Fashola, JICA inaugurate 60 MVAR project to improve electricity supply
Babatunde Fashola and the Japanese International Cooperation Agency, JICA on Thursday inaugurated 60 Modular Automatic Voltage Regulator (MVAR), power capacitor bank project to improve voltage of electricity supplied in selected locations across the country.
Speaking at the inauguration of the project, the Minister of Power, Works and Housing, Babatunde Fashola, while lauding JICA’s support said it was wrong for anyone to say power investors were leaving Nigeria and stressed that on the contrary, the appetite for investments in the sector was still high.
Fashola, officials of JICA, as well as those from the Transmission Company Nigeria, said the inaugurated project will serve the Federal Capital Territory and neighbouring states.
The second power capacitor bank, which will serve other locations, is located in Keffi and will be handed over to the Federal Government by JICA in June this year.
On investments in the power sector, Fashola said, “This morning somebody said all the investors are leaving Nigeria. But please play the speech of the Japanese Ambassador, Sadanobu Kusaoke, to this person that not only have they (JICA) completed these projects, they are undertaking another one in Lagos and they are going to do more.
“If there was one sector in the Nigerian economy that investment appetite is high, it is the power sector and the potentials that it brings on. I couldn’t say that more eloquently than the way Ambassador Kusaoke has put it.”
The Chief Representative of JICA, Nigeria Office, Katsutoshi Komori, described the projects as “emergency improvement facilities,” adding that improving core infrastructure in the power sector was one of the priority areas of the agency’s programmes in Nigeria.
He said, “It is my pleasure to be here today to celebrate the commissioning and handover of ‘the project for emergency improvement of electricity supply facilities in Abuja.’ In Nigeria, the high ratio of reactive power, together with insufficient capacity of facilities, interfere with the quality of electricity supply.
“For instance, areas like the Federal Capital Territory and Nasarawa State have particularly high population growth rate and are some distance away from power generation facilities, as a result suffer from voltage drops and power loss. To address this challenge, JICA provided a grant for the procurement and installation of power capacitor and related equipment at Apo and Keffi substations.”
The Managing Director/Chief Executive Officer, TCN, Usman Mohammed, said the 60MVAR power capacitor bank situated in the Apo transmission substation in Abuja, was necessitated by the ongoing transmission rehabilitaion and reinforcement of power infrastructure in Nigeria by the TCN to improve its wheeling capacity at the interface level with electricity distribution companies.

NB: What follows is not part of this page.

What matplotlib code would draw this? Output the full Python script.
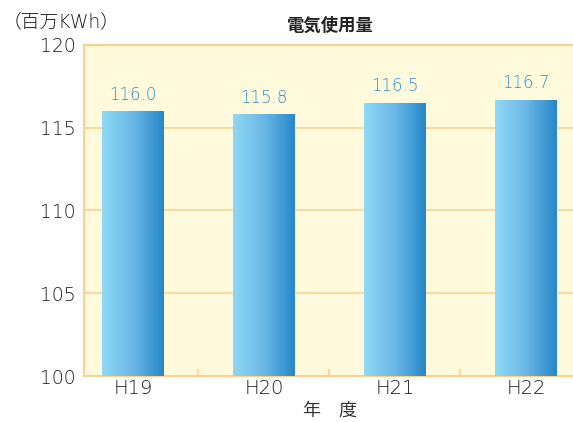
import matplotlib.pyplot as plt
import numpy as np
from matplotlib.colors import LinearSegmentedColormap

plt.rcParams['font.family'] = ['DejaVu Sans', 'Noto Sans CJK JP']

years = ['H19', 'H20', 'H21', 'H22']
usage = [116.0, 115.8, 116.5, 116.7]

edge = '#fcd092'
bg = '#fffadc'
blue = LinearSegmentedColormap.from_list('b', ['#8fd8f6', '#6bb8e6', '#2687c8'])

fig = plt.figure(figsize=(5.73, 4.22), dpi=100)
ax = fig.add_axes([0.1466, 0.109, 0.8534, 0.7844])
ax.set_facecolor(bg)

x = np.arange(len(years))
bars = ax.bar(x, usage, width=0.47, color='none', zorder=3)
grad = np.linspace(0, 1, 256).reshape(1, -1)
for b in bars:
    x0, w, h = b.get_x(), b.get_width(), b.get_height()
    im = ax.imshow(grad, cmap=blue, aspect='auto', extent=[x0, x0 + w, 100, h], zorder=3)
    im.set_clip_path(b)

for xi, v in zip(x, usage):
    ax.text(xi, v + 0.45, f'{v:.1f}', ha='center', va='bottom', fontsize=12,
            fontweight='light', color='#2f8fcb', zorder=4)

ax.set_xlim(-0.374, 3.359)
ax.set_ylim(100, 120)
ax.set_yticks([100, 105, 110, 115, 120])
ax.yaxis.grid(True, color=edge, lw=1.2, zorder=1)
ax.set_xticks(x)
ax.set_xticklabels(years, fontweight='light')
ax.set_yticks(ax.get_yticks())
ax.set_yticklabels([str(int(t)) for t in ax.get_yticks()], fontweight='light')
ax.set_xticks([0.5, 1.5, 2.5], minor=True)
ax.tick_params(axis='x', which='major', length=0, labelsize=14, colors='#1a1a1a', pad=2)
ax.tick_params(axis='x', which='minor', direction='in', length=5, color=edge, width=1.2)
ax.tick_params(axis='y', length=0, labelsize=13.5, colors='#1a1a1a', pad=6)

for s in ['left', 'top', 'bottom']:
    ax.spines[s].set_color(edge)
    ax.spines[s].set_linewidth(1.5)
ax.spines['right'].set_visible(False)

fig.text(0.576, 0.94, '電気使用量', ha='center', va='center', fontsize=12.5, fontweight='bold',
         family=['Noto Sans CJK JP'], color='#222222')
fig.text(0.005, 0.948, '（百万KWh）', ha='left', va='center', fontsize=13.5, fontweight='light', color='#1a1a1a')
fig.text(0.576, 0.028, '年\u3000度', ha='center', va='center', fontsize=13,
         family=['Noto Sans CJK JP'], color='#333333')

fig.savefig('out.png', dpi=100)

He noted that the facility was installed by JICA, adding that it will improve the voltage of the power supply in Abuja, Nasarawa and Benue states.
The grant agreement for the Apo and Keffi power capacitor bank projects was signed between the Federal Ministry of Budget and National Planning and JICA, with the Federal Ministry of Power, Works and Housing as a witness on February 11, 2016, while the contract was awarded to EPC contractor in July 2016 at the cost of $12.1m.